> Task requirements: Reproduce word for word the lines from the beginning of the entries to the line with "80, 90, 100]", both included, but none of the pictures.
═════ Data lines
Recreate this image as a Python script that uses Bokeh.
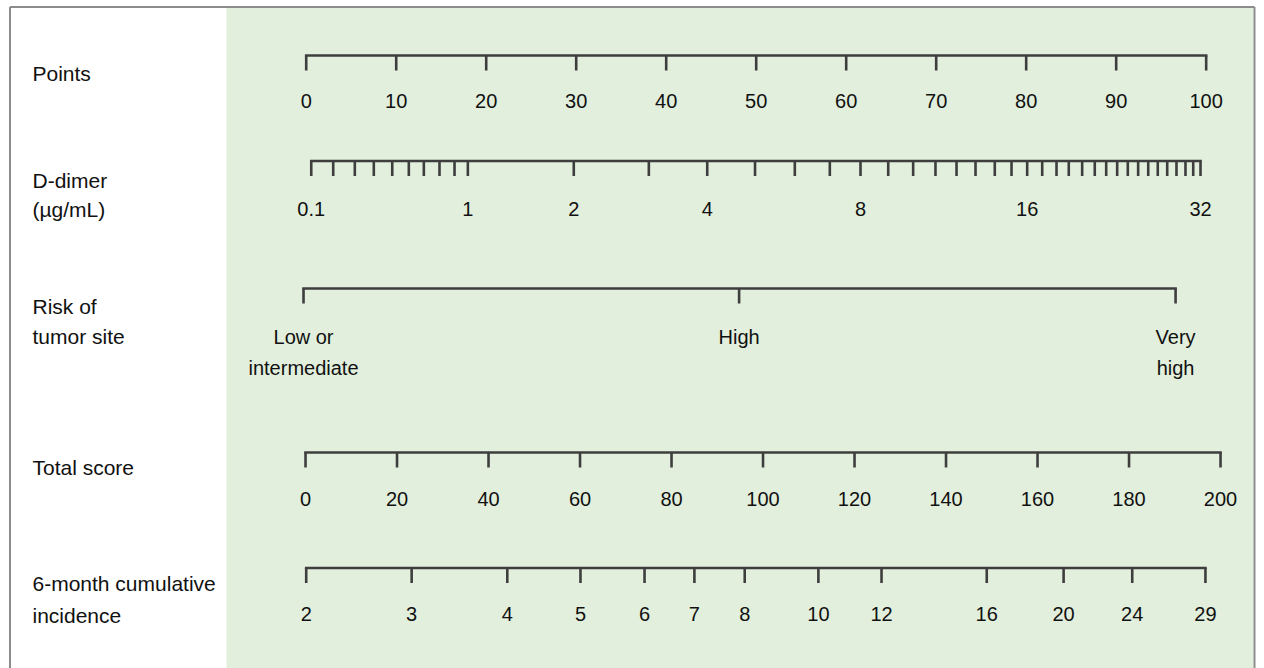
from bokeh.plotting import figure
from bokeh.models import Range1d, ColumnDataSource
from bokeh.core.properties import value
from bokeh.embed import file_html
from bokeh.resources import INLINE

# ---------------- data ----------------
points_ticks = [0, 10, 20, 30, 40, 50, 60, 70, 80, 90, 100]

ddimer_values = [0.1, 0.2, 0.3, 0.4, 0.5, 0.6, 0.7, 0.8, 0.9, 1,
                 2, 3, 4, 5, 6, 7, 8, 9, 10, 11, 12, 13, 14, 15, 16,
                 17, 18, 19, 20, 21, 22, 23, 24, 25, 26, 27, 28, 29, 30, 31, 32]
ddimer_points = [0.56, 3.0, 5.4, 7.51, 9.56, 11.4, 13.07, 14.81, 16.48, 17.96,
                 29.73, 38.07, 44.56, 49.87, 54.29, 58.18, 61.59, 64.67, 67.44, 69.92,
                 72.26, 74.37, 76.51, 78.37, 80.11, 81.78, 83.37, 84.73, 86.22, 87.62,
                 88.89, 90.11, 91.29, 92.44, 93.56, 94.62, 95.67, 96.70, 97.70, 98.56, 99.37]
ddimer_labeled = [0.1, 1, 2, 4, 8, 16, 32]

tumor_line1 = ["Low or", "High", "Very"]
tumor_line2 = ["intermediate", "", "high"]
tumor_points = [-0.3, 48.1, 96.6]

total_ticks = [0, 20, 40, 60, 80, 100, 120, 140, 160, 180, 200]

incidence_values = [2, 3, 4, 5, 6, 7, 8, 10, 12, 16, 20, 24, 29]
incidence_total = [0.15, 23.2, 44.1, 60.1, 74.1, 85.0, 96.0, 112.1, 125.9, 148.9, 165.7, 180.7, 196.7]

row_labels = [["Points"], ["D-dimer", "(\u00b5g/mL)"], ["Risk of", "tumor site"],
              ["Total score"], ["6-month cumulative", "incidence"]]

# ---------------- style / layout ----------------
FONT = value("Liberation Sans")
LINE_COLOR = "#3e3e3e"
LINE_W = 2.6
TICK_LEN = 15
TXT = "#111111"
TICK_FS = "20px"
ROW_FS = "21px"

p = figure(width=1264, height=668,
           x_range=Range1d(-33.97, 106.48), y_range=Range1d(668, 0),
           output_backend="svg", toolbar_location=None,
           x_axis_type=None, y_axis_type=None, min_border=0,
           outline_line_color=None, background_fill_color="white",
           border_fill_color="white")
p.extra_x_ranges = {"total": Range1d(-66.67, 209.61), "px": Range1d(0, 1264)}

# panel background + frame
p.quad(left=[226], right=[1253], top=[7.5], bottom=[668], x_range_name="px",
       fill_color="#e2efdc", line_color=None)
p.segment(x0=[9.5, 9.5, 1254], y0=[6.5, 6.5, 6.5], x1=[9.5, 1254, 1254], y1=[668, 6.5, 668],
          x_range_name="px", line_color="#8c8c8c", line_width=2)


def draw_scale(xs, y_line, rng, labels, label_xs, label_y, label_y2=None, labels2=None):
    kw = {} if rng is None else {"x_range_name": rng}
    p.segment(x0=[min(xs)], x1=[max(xs)], y0=[y_line], y1=[y_line],
              line_color=LINE_COLOR, line_width=LINE_W, line_cap="square", **kw)
    p.segment(x0=xs, x1=xs, y0=[y_line] * len(xs), y1=[y_line + TICK_LEN] * len(xs),
              line_color=LINE_COLOR, line_width=LINE_W, **kw)
    src = ColumnDataSource(dict(x=label_xs, y=[label_y] * len(label_xs), t=labels))
    p.text(x="x", y="y", text="t", source=src, text_align="center",
           text_baseline="alphabetic", text_font=FONT, text_font_size=TICK_FS,
           text_color=TXT, **kw)
    if labels2 is not None:
        src2 = ColumnDataSource(dict(x=label_xs, y=[label_y2] * len(label_xs), t=labels2))
        p.text(x="x", y="y", text="t", source=src2, text_align="center",
               text_baseline="alphabetic", text_font=FONT, text_font_size=TICK_FS,
               text_color=TXT, **kw)


# Points
draw_scale(points_ticks, 55, None, [str(v) for v in points_ticks], points_ticks, 100)
# D-dimer
dd_lab_x = [ddimer_points[ddimer_values.index(v)] for v in ddimer_labeled]
draw_scale(ddimer_points, 160.5, None, [f"{v:g}" for v in ddimer_labeled], dd_lab_x, 208)
# Tumor site
draw_scale(tumor_points, 288, None, tumor_line1, tumor_points, 336.5, 367.5, tumor_line2)
# Total score
draw_scale(total_ticks, 452, "total", [str(v) for v in total_ticks], total_ticks, 498)
# Incidence
draw_scale(incidence_total, 567.5, "total", [str(v) for v in incidence_values],
           incidence_total, 613)

# row labels
row_base = [[73], [180, 209], [306, 336], [466.5], [583, 615]]
lx, ly, lt = [], [], []
for labs, ys in zip(row_labels, row_base):
    for t, y in zip(labs, ys):
        lx.append(32)
        ly.append(y)
        lt.append(t)
p.text(x=lx, y=ly, text=lt, x_range_name="px", text_align="left",
       text_baseline="alphabetic", text_font=FONT, text_font_size=ROW_FS,
       text_color=TXT)

open("out.html", "w").write(file_html(p, INLINE))
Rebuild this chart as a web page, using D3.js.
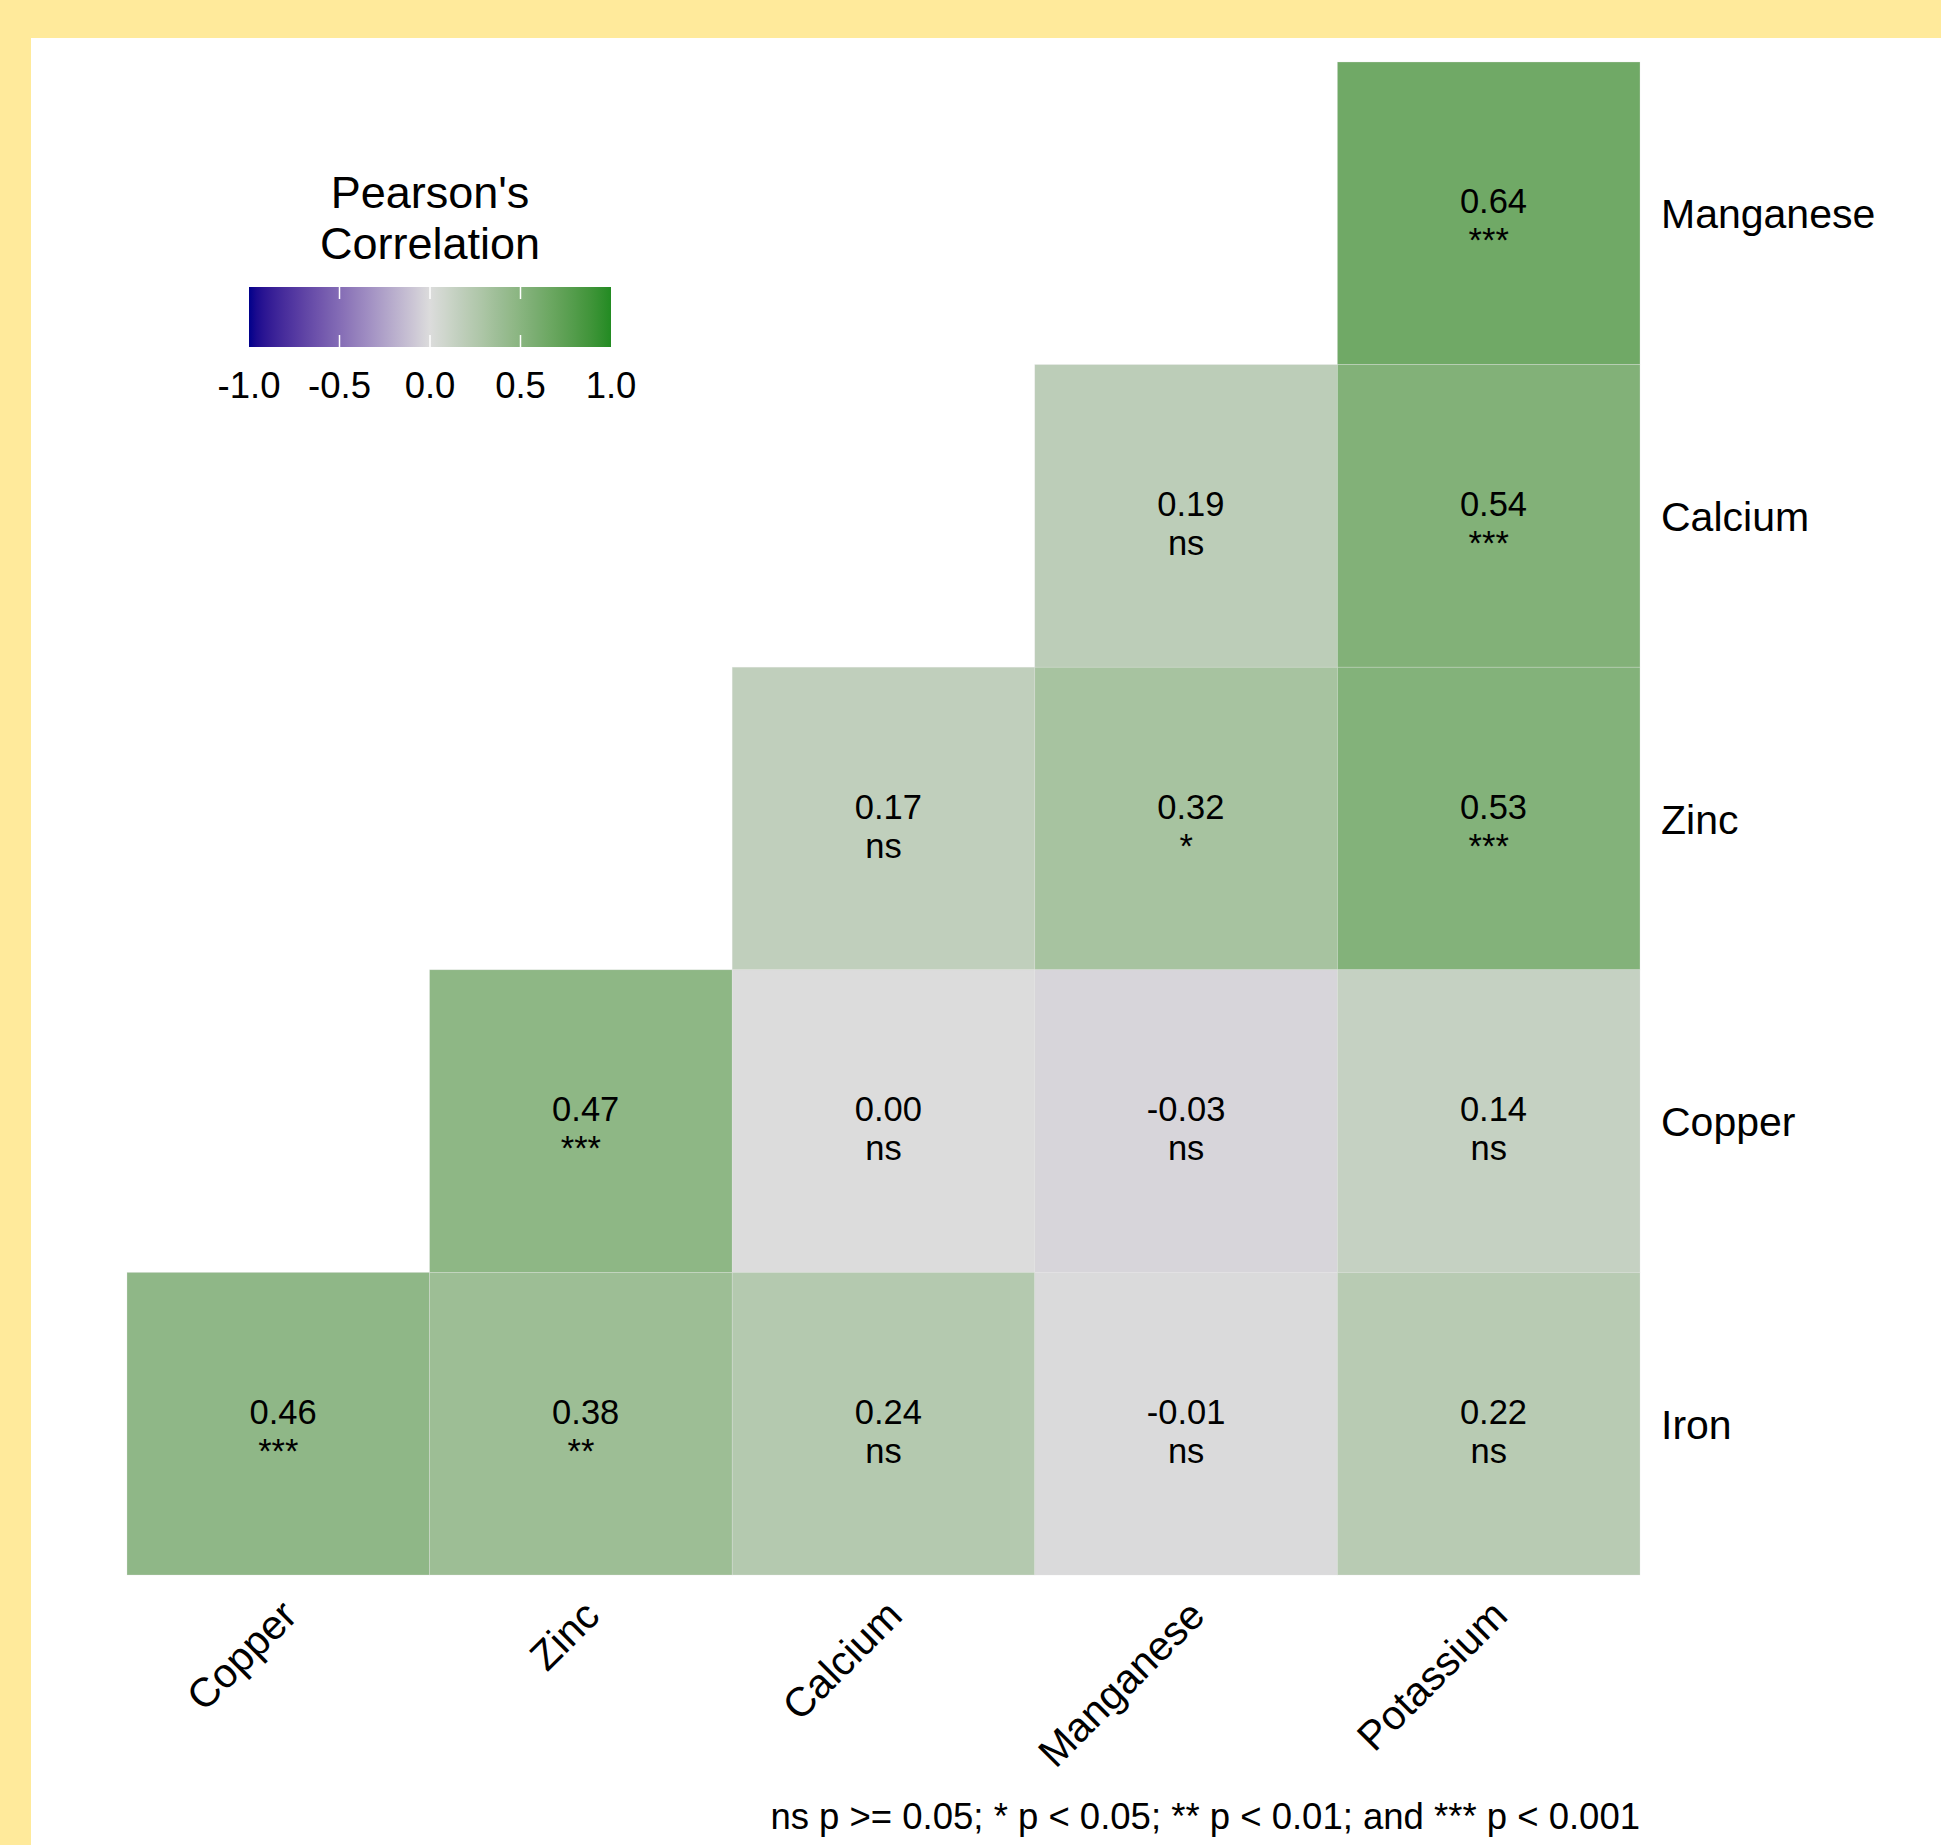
<!DOCTYPE html>
<html>
<head>
<meta charset="utf-8">
<script src="https://cdn.jsdelivr.net/npm/d3@7"></script>
<style>
  body { margin: 0; background: #FFEA9B; }
  svg text { font-family: "Liberation Sans", Arial, sans-serif; fill: #000; }
  .axis path.domain, .axis line { display: none; }
</style>
</head>
<body>
<svg id="chart"></svg>
<script>
// correlation matrix, lower triangle as drawn (rows top -> bottom)
const rowLabels = ["Manganese", "Calcium", "Zinc", "Copper", "Iron"];
const colLabels = ["Copper", "Zinc", "Calcium", "Manganese", "Potassium"];
const corrValues = [
  [null, null, null, null, 0.64],
  [null, null, null, 0.19, 0.54],
  [null, null, 0.17, 0.32, 0.53],
  [null, 0.47, 0.00, -0.03, 0.14],
  [0.46, 0.38, 0.24, -0.01, 0.22]
];
const sigLabels = [
  [null, null, null, null, "***"],
  [null, null, null, "ns", "***"],
  [null, null, "ns", "*", "***"],
  [null, "***", "ns", "ns", "ns"],
  ["***", "**", "ns", "ns", "ns"]
];
const legendTicks = [-1, -0.5, 0, 0.5, 1];
const legendTitle = ["Pearson's", "Correlation"];
const footnote = "ns p >= 0.05; * p < 0.05; ** p < 0.01; and *** p < 0.001";

const W = 1941, H = 1845;
const grid = {left: 127, right: 1640, top: 62, bottom: 1575};

const svg = d3.select("#chart").attr("width", W).attr("height", H);

// page background: yellow frame with white panel
svg.append("rect").attr("width", W).attr("height", H).attr("fill", "#FFEA9B");
svg.append("rect").attr("x", 31).attr("y", 38).attr("width", W - 31).attr("height", H - 38).attr("fill", "#fff");

const loc = d3.formatLocale({decimal: ".", thousands: ",", grouping: [3], currency: ["", ""], minus: "-"});
const fmtCell = loc.format(" .2f");
const fmtLegend = loc.format(".1f");

const color = d3.scaleLinear()
  .domain([-1, 0, 1])
  .range(["#00008B", "#DCDCDC", "#228B22"])
  .interpolate(d3.interpolateLab);

const x = d3.scaleBand().domain(colLabels).range([grid.left, grid.right]);
const y = d3.scaleBand().domain(rowLabels).range([grid.top, grid.bottom]);

const cells = [];
rowLabels.forEach((r, i) => {
  colLabels.forEach((c, j) => {
    if (corrValues[i][j] !== null) cells.push({row: r, col: c, value: corrValues[i][j], sig: sigLabels[i][j]});
  });
});

const chart = svg.append("g");

chart.selectAll(".cell")
  .data(cells)
  .join("rect")
    .attr("class", "cell")
    .attr("x", d => x(d.col))
    .attr("y", d => y(d.row))
    .attr("width", x.bandwidth())
    .attr("height", y.bandwidth())
    .attr("fill", d => color(d.value))
    .attr("stroke", "#e6e6e6")
    .attr("stroke-opacity", 0.5)
    .attr("stroke-width", 0.6);

const labels = chart.selectAll(".cell-label")
  .data(cells)
  .join("text")
    .attr("class", "cell-label")
    .attr("text-anchor", "middle")
    .style("font-size", "34.5px")
    .style("white-space", "pre");

labels.append("tspan")
  .attr("x", d => x(d.col) + x.bandwidth() / 2)
  .attr("y", d => y(d.row) + y.bandwidth() / 2)
  .text(d => fmtCell(d.value));

labels.append("tspan")
  .attr("x", d => x(d.col) + x.bandwidth() / 2)
  .attr("y", d => y(d.row) + y.bandwidth() / 2 + 39)
  .text(d => d.sig);

// y axis on the right
const yAxisG = svg.append("g")
  .attr("class", "axis")
  .attr("transform", `translate(${grid.right}, 0)`)
  .call(d3.axisRight(y).tickSize(0).tickPadding(21));
yAxisG.selectAll("text")
  .style("font-size", "41px")
  .attr("dy", "0.37em");

// x axis, labels at 45 degrees
const xAxisG = svg.append("g")
  .attr("class", "axis")
  .attr("transform", `translate(0, ${grid.bottom})`)
  .call(d3.axisBottom(x).tickSize(0).tickPadding(0));
xAxisG.selectAll("text")
  .style("font-size", "41px")
  .attr("text-anchor", "end")
  .attr("x", 0)
  .attr("y", 0)
  .attr("dy", "0.72em")
  .attr("transform", "translate(0, 22) rotate(-45)");

// legend
const legend = {x0: 249, x1: 611, y: 287, h: 60};
const lx = d3.scaleLinear().domain([-1, 1]).range([legend.x0, legend.x1]);

const defs = svg.append("defs");
const grad = defs.append("linearGradient").attr("id", "corr-grad");
d3.range(0, 1.0001, 0.02).forEach(t => {
  grad.append("stop").attr("offset", t).attr("stop-color", color(-1 + 2 * t));
});

const lg = svg.append("g");
lg.append("rect")
  .attr("x", legend.x0).attr("y", legend.y)
  .attr("width", legend.x1 - legend.x0).attr("height", legend.h)
  .attr("fill", "url(#corr-grad)");

lg.selectAll(".tick-top")
  .data(legendTicks.slice(1, -1))
  .join("line")
    .attr("x1", d => lx(d)).attr("x2", d => lx(d))
    .attr("y1", legend.y).attr("y2", legend.y + 12)
    .attr("stroke", "#fff").attr("stroke-width", 1.5);
lg.selectAll(".tick-bot")
  .data(legendTicks.slice(1, -1))
  .join("line")
    .attr("x1", d => lx(d)).attr("x2", d => lx(d))
    .attr("y1", legend.y + legend.h - 12).attr("y2", legend.y + legend.h)
    .attr("stroke", "#fff").attr("stroke-width", 1.5);

lg.selectAll(".leg-label")
  .data(legendTicks)
  .join("text")
    .attr("x", d => lx(d))
    .attr("y", 398)
    .attr("text-anchor", "middle")
    .style("font-size", "36.5px")
    .text(d => fmtLegend(d));

lg.selectAll(".leg-title")
  .data(legendTitle)
  .join("text")
    .attr("x", (legend.x0 + legend.x1) / 2)
    .attr("y", (d, i) => 208 + i * 51)
    .attr("text-anchor", "middle")
    .style("font-size", "45px")
    .text(d => d);

// caption
svg.append("text")
  .attr("x", grid.right)
  .attr("y", 1829)
  .attr("text-anchor", "end")
  .style("font-size", "36.5px")
  .text(footnote);
</script>
</body>
</html>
══════════
> Answer to this exercise:
Recreate this image as a Python script that uses Bokeh.
from bokeh.plotting import figure
from bokeh.models import Range1d, ColumnDataSource
from bokeh.core.properties import value
from bokeh.embed import file_html
from bokeh.resources import INLINE

# ---------------- data ----------------
points_ticks = [0, 10, 20, 30, 40, 50, 60, 70, 80, 90, 100]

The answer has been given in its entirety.